Un saint Pierre ambivalent
Dans le tableau de Léonard de Vinci, à la gauche du Christ, les contemporains ont reconnu saint Pierre ; il a un index levé, comme pour se signaler lui-même. Son visage fermé, son regard en dedans, inexpressif, contrairement à tous les autres, sa barbe hostile, tout semble dire qu’il cherche à cacher un secret, qu’il veut imiter l’indignation des autres, mais sans partager leur émotion à chaud. Comme dans un roman d’Agatha Christie, ou dans les scènes cathartiques de Mentalist, où le détective a rassemblé tous les suspects dans une pièce. Dans La Cène de Léonard, il est celui qui se trahit par une réaction différente des autres, sans s’en apercevoir. Saint Pierre serait-il donc un deuxième Judas, un autre coupable… ?
N’est-il pas celui qui a renié Jésus trois fois, juste après la Cène, et en public ? Il ne l’a pas fait pour de l’argent, certes, mais par lâcheté. Il est le faible par excellence, avant de devenir « la pierre d’angle », celle dont les maçons ne veulent pas pour la façade, mais qui soutiendra l’édifice de l’Église en construction, en devenant le premier pape.
Représentant le repas le plus important de l’histoire de l’humanité, La Cène de Léonard de Vinci multiplie les équivoques, pour nous donner à entendre que la réalité est bien plus compliquée qu’il n’y paraît. L’original se trouve dans le réfectoire d’un monastère, à Milan, le thème du repas étant, en quelque sorte, inclus dans le décor et réactivé chaque jour par chaque membre de la communauté, avec des effets de miroir.
Ainsi Léonard de Vinci donne à voir l’ambivalence de notre nature, toujours hésitante entre le rôle de saint Pierre et celui de Judas.
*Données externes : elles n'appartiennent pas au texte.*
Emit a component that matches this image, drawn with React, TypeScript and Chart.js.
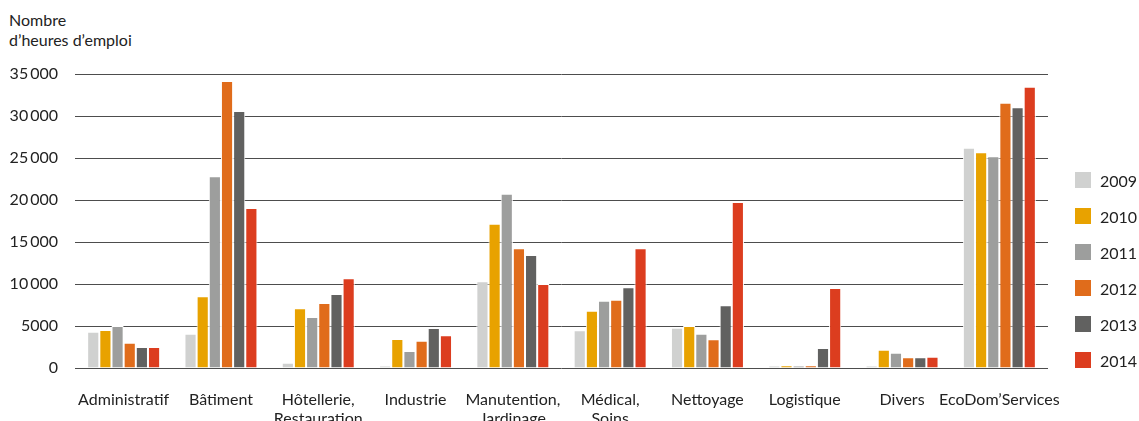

Ce que dit l’Église, et ici le peintre le transmet de façon très intime, très personnelle, à chacun, c’est qu’il peut être pardonné, à condition de faire son « examen de conscience » sans complaisance. Cet index levé de Pierre n’accuse personne, ni lui-même ni un autre, c’est le fléau de la balance, et il pointe vers le ciel (comme il y a un index pointé vers le ciel dans chaque tableau de Léonard). Nous revivons, dans la contemplation de cet épisode de l’Évangile, l’immense libération qu’inaugure le christianisme : cette foi et cette espérance dans le salut personnel, sans en passer par le châtiment collectif. C’est ce qu’on appelle la « rémission des péchés », la rédemption individuelle. Quand Jésus meurt sur la croix, c’est pour faire passer le Judas qui est en chacun de nous au rang de saint Pierre. Le faible peut devenir le soutien de tous les autres. Pas de leçon plus actuelle, en ces temps d’élections et de choix de civilisation : chrétienne ou antichrétienne.